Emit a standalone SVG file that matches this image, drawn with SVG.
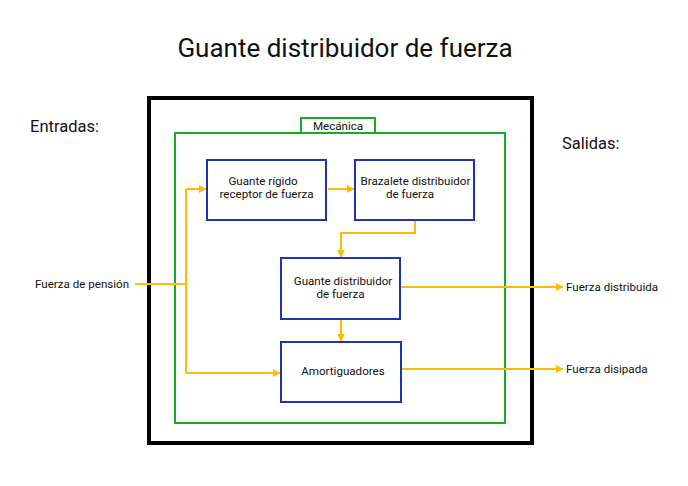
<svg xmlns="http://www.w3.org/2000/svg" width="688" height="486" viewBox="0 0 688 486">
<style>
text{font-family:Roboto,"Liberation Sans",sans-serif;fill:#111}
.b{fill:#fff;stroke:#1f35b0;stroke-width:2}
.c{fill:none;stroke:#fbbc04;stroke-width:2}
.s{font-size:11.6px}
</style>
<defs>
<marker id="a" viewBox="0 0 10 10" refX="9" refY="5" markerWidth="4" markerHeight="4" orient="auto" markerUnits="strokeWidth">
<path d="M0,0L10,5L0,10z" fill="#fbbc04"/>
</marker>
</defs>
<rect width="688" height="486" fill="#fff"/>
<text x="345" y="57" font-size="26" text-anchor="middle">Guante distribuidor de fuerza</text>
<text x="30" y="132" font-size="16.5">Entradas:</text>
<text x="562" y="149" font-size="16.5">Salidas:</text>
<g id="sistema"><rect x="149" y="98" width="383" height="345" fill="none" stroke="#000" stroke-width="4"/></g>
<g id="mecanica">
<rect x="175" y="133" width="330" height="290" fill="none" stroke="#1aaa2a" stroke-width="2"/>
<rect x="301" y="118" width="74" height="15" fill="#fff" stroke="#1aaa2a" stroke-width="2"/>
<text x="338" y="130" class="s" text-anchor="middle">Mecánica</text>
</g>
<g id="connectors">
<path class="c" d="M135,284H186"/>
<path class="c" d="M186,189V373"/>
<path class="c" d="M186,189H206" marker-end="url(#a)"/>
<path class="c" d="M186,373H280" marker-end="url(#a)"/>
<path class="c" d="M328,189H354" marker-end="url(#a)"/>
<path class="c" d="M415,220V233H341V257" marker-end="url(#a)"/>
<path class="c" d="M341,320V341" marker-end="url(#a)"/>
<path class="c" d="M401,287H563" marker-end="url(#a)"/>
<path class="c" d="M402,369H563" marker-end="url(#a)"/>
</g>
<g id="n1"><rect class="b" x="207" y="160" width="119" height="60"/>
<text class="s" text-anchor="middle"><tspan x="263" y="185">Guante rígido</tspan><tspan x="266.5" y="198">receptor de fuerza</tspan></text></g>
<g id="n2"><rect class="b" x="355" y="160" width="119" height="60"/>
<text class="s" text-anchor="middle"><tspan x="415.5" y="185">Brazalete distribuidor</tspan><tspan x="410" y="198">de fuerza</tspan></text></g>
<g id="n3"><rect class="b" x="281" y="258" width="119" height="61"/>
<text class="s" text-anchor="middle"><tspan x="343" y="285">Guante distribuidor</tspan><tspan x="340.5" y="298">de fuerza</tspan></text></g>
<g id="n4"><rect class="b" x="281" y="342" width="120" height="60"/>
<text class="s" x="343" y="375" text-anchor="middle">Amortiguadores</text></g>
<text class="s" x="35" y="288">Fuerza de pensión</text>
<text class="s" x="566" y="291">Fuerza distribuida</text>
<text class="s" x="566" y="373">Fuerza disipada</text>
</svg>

• [Aim of the exercise]: Set the pictures aside and transcribe the data above exactly.

• [Solved problem]:
Emit a standalone SVG file that matches this image, drawn with SVG.
<svg xmlns="http://www.w3.org/2000/svg" width="688" height="486" viewBox="0 0 688 486">
<style>
text{font-family:Roboto,"Liberation Sans",sans-serif;fill:#111}
.b{fill:#fff;stroke:#1f35b0;stroke-width:2}
.c{fill:none;stroke:#fbbc04;stroke-width:2}
.s{font-size:11.6px}
</style>
<defs>
<marker id="a" viewBox="0 0 10 10" refX="9" refY="5" markerWidth="4" markerHeight="4" orient="auto" markerUnits="strokeWidth">
<path d="M0,0L10,5L0,10z" fill="#fbbc04"/>
</marker>
</defs>
<rect width="688" height="486" fill="#fff"/>
<text x="345" y="57" font-size="26" text-anchor="middle">Guante distribuidor de fuerza</text>
<text x="30" y="132" font-size="16.5">Entradas:</text>
<text x="562" y="149" font-size="16.5">Salidas:</text>
<g id="sistema"><rect x="149" y="98" width="383" height="345" fill="none" stroke="#000" stroke-width="4"/></g>
<g id="mecanica">
<rect x="175" y="133" width="330" height="290" fill="none" stroke="#1aaa2a" stroke-width="2"/>
<rect x="301" y="118" width="74" height="15" fill="#fff" stroke="#1aaa2a" stroke-width="2"/>
<text x="338" y="130" class="s" text-anchor="middle">Mecánica</text>
</g>
<g id="connectors">
<path class="c" d="M135,284H186"/>
<path class="c" d="M186,189V373"/>
<path class="c" d="M186,189H206" marker-end="url(#a)"/>
<path class="c" d="M186,373H280" marker-end="url(#a)"/>
<path class="c" d="M328,189H354" marker-end="url(#a)"/>
<path class="c" d="M415,220V233H341V257" marker-end="url(#a)"/>
<path class="c" d="M341,320V341" marker-end="url(#a)"/>
<path class="c" d="M401,287H563" marker-end="url(#a)"/>
<path class="c" d="M402,369H563" marker-end="url(#a)"/>
</g>
<g id="n1"><rect class="b" x="207" y="160" width="119" height="60"/>
<text class="s" text-anchor="middle"><tspan x="263" y="185">Guante rígido</tspan><tspan x="266.5" y="198">receptor de fuerza</tspan></text></g>
<g id="n2"><rect class="b" x="355" y="160" width="119" height="60"/>
<text class="s" text-anchor="middle"><tspan x="415.5" y="185">Brazalete distribuidor</tspan><tspan x="410" y="198">de fuerza</tspan></text></g>
<g id="n3"><rect class="b" x="281" y="258" width="119" height="61"/>
<text class="s" text-anchor="middle"><tspan x="343" y="285">Guante distribuidor</tspan><tspan x="340.5" y="298">de fuerza</tspan></text></g>
<g id="n4"><rect class="b" x="281" y="342" width="120" height="60"/>
<text class="s" x="343" y="375" text-anchor="middle">Amortiguadores</text></g>
<text class="s" x="35" y="288">Fuerza de pensión</text>
<text class="s" x="566" y="291">Fuerza distribuida</text>
<text class="s" x="566" y="373">Fuerza disipada</text>
</svg>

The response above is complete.